Using machine learning to correct model error in data assimilation and forecast applications

The idea of using machine learning (ML) methods to reconstruct the dynamics of a system is the topic of recent studies in the geosciences, in which the key output is a surrogate model meant to emulate the dynamical model. In order to treat sparse and noisy observations in a rigorous way, ML can be combined with data assimilation (DA). This yields a class of iterative methods in which, at each iteration, a DA step assimilates the observations and alternates with a ML step to learn the underlying dynamics of the DA analysis. In this article, we propose to use this method to correct the error of an existing, knowledge-based model. In practice, the resulting surrogate model is a hybrid model between the original (knowledge-based) model and the ML model. We demonstrate the feasibility of the method numerically using a two-layer, two-dimensional, quasi-geostrophic channel model. Model error is introduced by the means of perturbed parameters. The DA step is performed using the strong-constraint 4D-Var algorithm, while the ML step is performed using deep learning tools.
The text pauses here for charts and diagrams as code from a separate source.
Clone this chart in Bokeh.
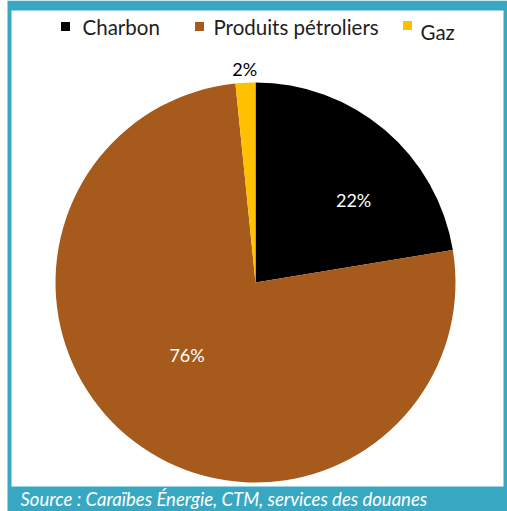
import numpy as np
from bokeh.plotting import figure
from bokeh.models import Range1d, ColumnDataSource
from bokeh.core.properties import value
from bokeh.embed import file_html
from bokeh.resources import INLINE

categories = ["Charbon", "Produits pétroliers", "Gaz"]
shares = [22.4, 76.0, 1.6]
labels = ["22%", "76%", "2%"]
colors = ["#000000", "#A65A1B", "#FFC000"]
label_colors = ["#FFFFFF", "#FFFFFF", "#000000"]
source_text = "Source : Caraïbes Énergie, CTM, services des douanes"

W, H = 507, 511
TEAL = "#38A8C2"

def Y(y):
    return H - np.asarray(y, dtype=float)

p = figure(width=W, height=H, output_backend="svg", toolbar_location=None,
           x_range=Range1d(0, W), y_range=Range1d(0, H),
           min_border=0, outline_line_color=None)
p.axis.visible = False
p.grid.visible = False
p.background_fill_color = "white"
p.border_fill_color = "white"

# frame
p.quad(left=7, right=507, top=Y(0), bottom=Y(511), fill_color=TEAL, line_color=None)
p.quad(left=11, right=503, top=Y(10), bottom=Y(486), fill_color="white", line_color=None)

# pie, clockwise from 12 o'clock
cx, cy, r = 255, float(Y(282)), 200
fr = np.array(shares) / sum(shares)
ends = np.cumsum(fr) * 2 * np.pi
starts = np.concatenate([[0], ends[:-1]])
src = ColumnDataSource(dict(start=np.pi / 2 - starts, end=np.pi / 2 - ends, color=colors))
p.wedge(x=cx, y=cy, radius=r, start_angle="start", end_angle="end",
        fill_color="color", line_color=None, source=src, direction="clock")

# labels
mids = np.pi / 2 - (starts + ends) / 2
lr = np.array([0.64, 0.50, 1.07])
offs = np.array([-0.17, -0.10, 0.0])
lx = cx + r * lr * np.cos(mids + offs)
ly = cy + r * lr * np.sin(mids + offs)
p.text(x=lx, y=ly, text=labels, text_color=label_colors, text_align="center",
       text_baseline="middle", text_font=value("Lato"), text_font_size="18px")

# legend
mx = [65, 199, 407]
tx = [82, 213, 420]
ty = [26, 26, 31]
p.rect(x=mx, y=Y([26, 26, 25]), width=9, height=9, fill_color=colors, line_color=None)
p.text(x=tx, y=Y(ty), text=categories, text_color="#1E1E1E", text_align="left",
       text_baseline="middle", text_font=value("Lato"), text_font_size="20.5px")

# source
p.text(x=[20], y=Y([498]), text=[source_text], text_color="white", text_align="left",
       text_baseline="middle", text_font=value("Lato"), text_font_style="italic",
       text_font_size="18.5px")

open("out.html", "w").write(file_html(p, INLINE))
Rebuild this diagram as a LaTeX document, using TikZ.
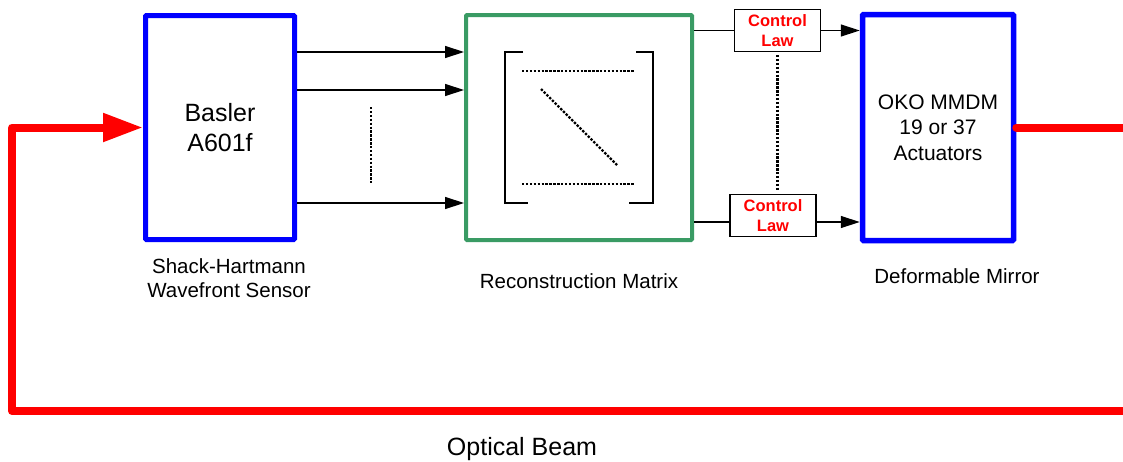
\documentclass[tikz,border=0pt]{standalone}
\usepackage{fontspec}
\setmainfont{Liberation Sans}
\usetikzlibrary{arrows.meta,positioning}
\definecolor{boxblue}{RGB}{0,0,255}
\definecolor{beamred}{RGB}{255,0,0}
\definecolor{rmgreen}{RGB}{58,155,100}

\begin{document}
\begin{tikzpicture}[x=1pt,y=-1pt,
	blk/.style={draw=boxblue,line width=5pt,rounded corners=1pt,minimum height=224pt,align=center},
	law/.style={draw,line width=1.3pt,minimum width=86pt,minimum height=42pt,inner sep=0pt,
		align=center,text=beamred,font=\bfseries\fontsize{16.5}{19.5}\selectfont},
	lbl/.style={inner sep=0pt,align=center,font=\fontsize{20.5}{24}\selectfont},
	sig/.style={line width=1.3pt,-{Triangle[length=19pt,width=12pt]}},
	dots/.style={line width=2.2pt,dash pattern=on 2.4pt off 1.5pt},
	beam/.style={draw=beamred,line width=8pt,line cap=round,line join=round}]
\useasboundingbox (0,0) rectangle (1123,461);
% boxes
\node[blk,minimum width=149pt,font=\fontsize{25}{30}\selectfont] (s) at (220,127.5) {Basler\\A601f};
\node[draw=rmgreen,line width=4pt,rounded corners=1pt,minimum width=226pt,minimum height=225pt] (r) at (579,127.5) {};
\node[blk,line width=5.5pt,minimum width=151pt,minimum height=226pt,font=\fontsize{21}{25.5}\selectfont] (m) at (938,127.5) {OKO MMDM\\19 or 37\\Actuators};
\node[law] (c1) at (777.5,30.5) {Control\\Law};
\node[law] (c2) at (773,215.5) {Control\\Law};
% labels
\node[lbl] (sl)[below=16pt of s,xshift=9pt]{Shack-Hartmann\\Wavefront Sensor};
\node[lbl] (rl)[below=31pt of r]{Reconstruction Matrix};
\node[lbl] (ml)[below=25pt of m,xshift=19pt]{Deformable Mirror};
\node[lbl,font=\fontsize{25}{30}\selectfont] (bl) at (522,449) {Optical Beam};
% slopes to the matrix
\foreach \y in {52,90,203}
	\draw[sig] (s.east |- 0,\y) -- (r.west |- 0,\y);
\draw[dots] (371,107) -- (371,183);
% matrix
\draw[line width=1.3pt] (523,52) -- (505,52) -- (505,203) -- (528,203);
\draw[line width=1.3pt] (636,52) -- (653,52) -- (653,203) -- (629,203);
\draw[dots] (522,71) -- (634,71);
\draw[dots] (522,184) -- (634,184);
\draw[dots] (541,89) -- (617,165);
% control laws
\draw[line width=1.3pt] (r.east |- c1) -- (c1);
\draw[sig] (c1) -- (m.west |- c1);
\draw[line width=1.3pt] (r.east |- 0,222) -- (c2.west |- 0,222);
\draw[sig] (c2.east |- 0,222) -- (m.west |- 0,222);
\draw[dots] (c1.south |- 0,55) -- (c1.south |- 0,190);
% optical beam
\draw[beam,-{Triangle[length=40pt,width=27pt]}] (m.east) -- (1140,127.5) -- (1140,411) -- (12,411) -- (12,127.5) -- (s.west);
\end{tikzpicture}
\end{document}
The ML models are able to learn a substantial part of the model error and the resulting hybrid surrogate models produce better short- to mid-range forecasts. Furthermore, using the hybrid surrogate models for DA yields a significantly better analysis than using the original model.

The paper, led by my colleague Alban Farchi, entitled Using machine learning to correct model error in data assimilation and forecast applications, and initiated during a stay at the ECMWF, is published (open access) in the Quarterly Journal of the Royal Meteorological Society.